Lions Gate made another $4-a-share offer, although in cash, in October. That was rejected. The offer was renewed in July.


Frustrated, Lions Gate then successfully sued to force Image’s directors to stand for re-election all at once, rather than in the staggered elections which protected their majority. Lions Gate fielded its own slate of nominees, setting up Tuesday’s showdown.


Image’s performance has been sub par: the company missed analysts’ estimates in five out of the last six quarter, revenues are down from last year, and earnings have drooped from 5 cents a share a year and a half ago to a loss of 11 cents a share in June.


Image blames what it calls Lions Gate’s inadequate bids for much of the trouble.


“The takeover bid has acted as a glass ceiling on our stock price,” Kirkland said. “It is to Lion’s Gate’s advantage to have distracted the competition.”


Lions Gate counters that Image’s stock price slide began long before the studio made an offer.


“Image’s attempt to blame Lions Gate’s proxy challenge for Image’s poor corporate performance is one of the most disingenuous and irresponsible excuses that a company has ever given to its shareholders,” said Lions Gate spokesman Peter Wilkes. “What they failed to mention is that they were also unprofitable last year in fiscal 2006 and fiscal 2004, 2003 and 2002.”


The Relativity deal bolstered Image’s takeover defense strategy by granting the finance firm 3.4 million shares of Image’s common stock and seating Relativity co-manager Lynwood Spinks on the Image board. And more importantly, it represents, at least potentially, Image’s first foray into the entertainment industry’s financial big leagues.


Wilkes characterized such revenue projections as “reckless and irresponsible.”


“How can they increase their profits by multiples? They have no profits,” said Wilkes. “They’ve said so themselves.”



Complicating issues


Each company has strategic alliances, which are affecting their relationship.


MHR Fund Management LLC, which owns more than 1 million shares of Image stock worth about $3.8 million, is Lions Gate’s largest institutional shareholder with a whopping 10 million shares worth about $85.5 million.
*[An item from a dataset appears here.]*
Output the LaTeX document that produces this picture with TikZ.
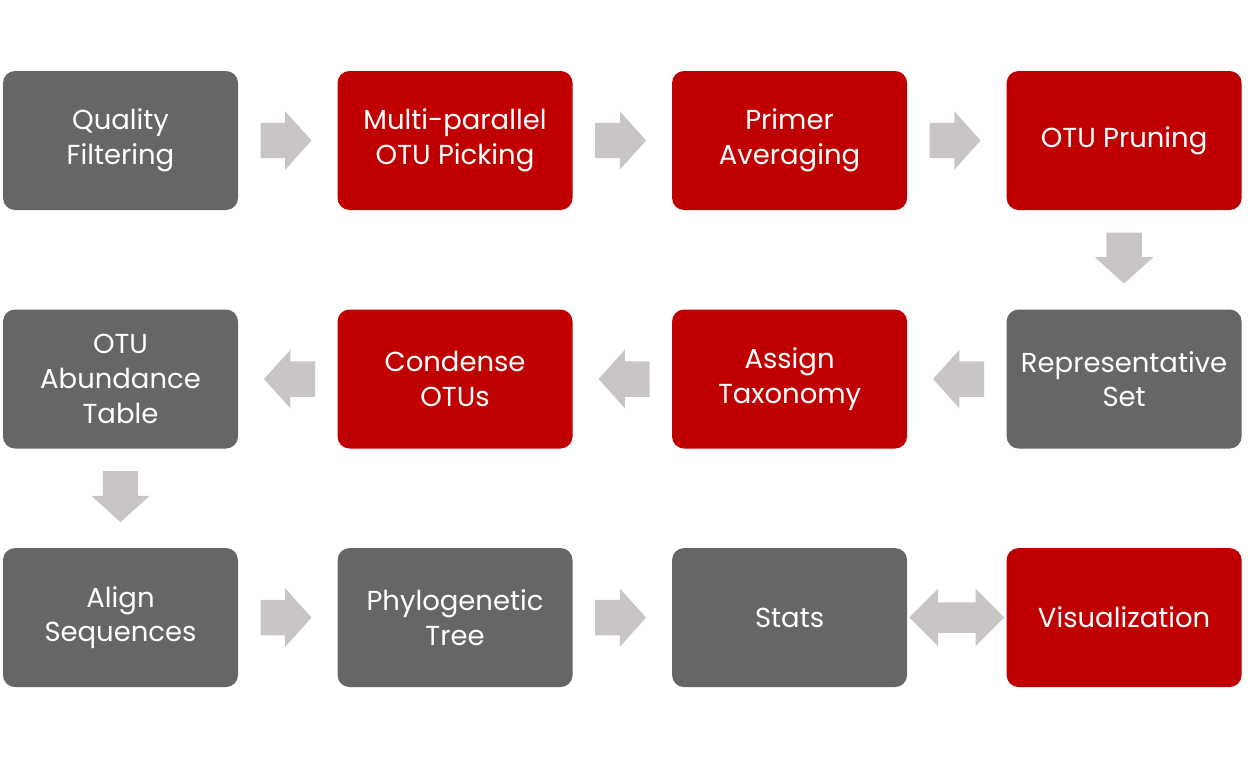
\documentclass[tikz,border=0pt]{standalone}
\usepackage{fontspec}
\setmainfont{Poppins}
\usetikzlibrary{positioning,calc,shapes.arrows}
\definecolor{boxgray}{HTML}{666666}
\definecolor{boxred}{HTML}{C00000}
\definecolor{arrowgray}{HTML}{C9C5C4}

\begin{document}
\begin{tikzpicture}[x=0.75pt,y=-0.75pt,node distance=74.25pt and 74.25pt]
  \tikzstyle{stepbox}=[rectangle,rounded corners=9pt,fill=boxgray,text=white,
                       minimum width=176.25pt,minimum height=104.25pt,
                       align=center,inner sep=0pt,font=\fontsize{20.6}{26}\selectfont]
  \tikzstyle{red stepbox}=[stepbox,fill=boxred]
  \tikzstyle{flow}=[single arrow,fill=arrowgray,inner xsep=0pt,inner ysep=13.1pt,
                    minimum height=38.25pt,anchor=tail,
                    single arrow head extend=8.6pt,single arrow tip angle=96]
  \tikzstyle{flow down}=[flow,inner xsep=13.1pt,inner ysep=0pt,shape border rotate=270]
  \tikzstyle{both ways}=[double arrow,fill=arrowgray,inner xsep=0pt,inner ysep=11.25pt,
                         minimum height=71.25pt,
                         double arrow head extend=10.1pt,double arrow tip angle=90]
  \useasboundingbox (0,0) rectangle (1255,757);

  % first row
  \node [stepbox] (filter) at (120.5,140.5) {Quality\\Filtering};
  \node [red stepbox] (pick) [right=of filter] {Multi-parallel\\OTU Picking};
  \node [red stepbox] (avg) [right=of pick] {Primer\\Averaging};
  \node [red stepbox] (prune) [right=of avg] {OTU Pruning};
  % second row
  \node [stepbox] (rep) [below=of prune] {Representative\\Set};
  \node [red stepbox] (taxon) [left=of rep] {Assign\\Taxonomy};
  \node [red stepbox] (condense) [left=of taxon] {Condense\\OTUs};
  \node [stepbox] (abund) [left=of condense] {OTU\\Abundance\\Table};
  % third row
  \node [stepbox] (align) [below=of abund] {Align\\Sequences};
  \node [stepbox] (phylo) [right=of align] {Phylogenetic\\Tree};
  \node [stepbox] (stats) [right=of phylo] {Stats};
  \node [red stepbox] (vis) [right=of stats] {Visualization};

  \foreach \a/\b/\s/\r in {filter/pick/east/0,pick/avg/east/0,avg/prune/east/0,
                           rep/taxon/west/180,taxon/condense/west/180,
                           condense/abund/west/180,align/phylo/east/0,phylo/stats/east/0}
    \node [flow,shape border rotate=\r] at ($(\a.\s)!16.5pt!(\b)$) {};
  \foreach \a/\b in {prune/rep,abund/align}
    \node [flow down] at ($(\a.south)!16.5pt!(\b)$) {};
  \node [both ways] (link) at ($(stats)!0.5!(vis)$) {};
\end{tikzpicture}
\end{document}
And Lions Gate has a Relativity deal, too. Relativity is bankrolling Lions Gate’s “3:10 to Yuma,” a remake of a classic Western with a budget estimated at well over $50 million.


A recent report issued by proxy advisory firm Institutional Shareholder Services recommends that Image shareholders split their vote by adding just one member of Lions Gate’s slate Duke Bristow, who has experience in corporate governance to temper the incumbent Image nominees.


The ISS report concluded that Image has indeed underperformed and is “hanging most of its hopes on the Relativity transaction and the monetization of its digital rights.” But the report also says that the absence of an operational plan or strategic vision from Lion’s Gate leaves too much doubt to recommend a vote for its entire slate.


The Lions Gate nominees are UCLA economist Bristow; Edward Huguez of Starz Entertainment; Eric Doctorow, recently named to manage sales of the MGM DVD catalog at 20th Century Fox Home Entertainment; Joachim Kiener, Barry Perlstein, Joseph Incandela and Jack Crosby.


Image’s slate is made up of its CEO, Greenwald; Relativity’s Spinks; David Coriat; Ira S. Epstein, an entertainment attorney at Greenberg Traurig LLP; Gary Haber; M. Trevenen Huxley, a consultant to Image digital subsidiary Egami Media; and Robert J. McCloskey, a former chief executive at Video One, a subsidiary of Image shareholder Standard Broadcasting Corp.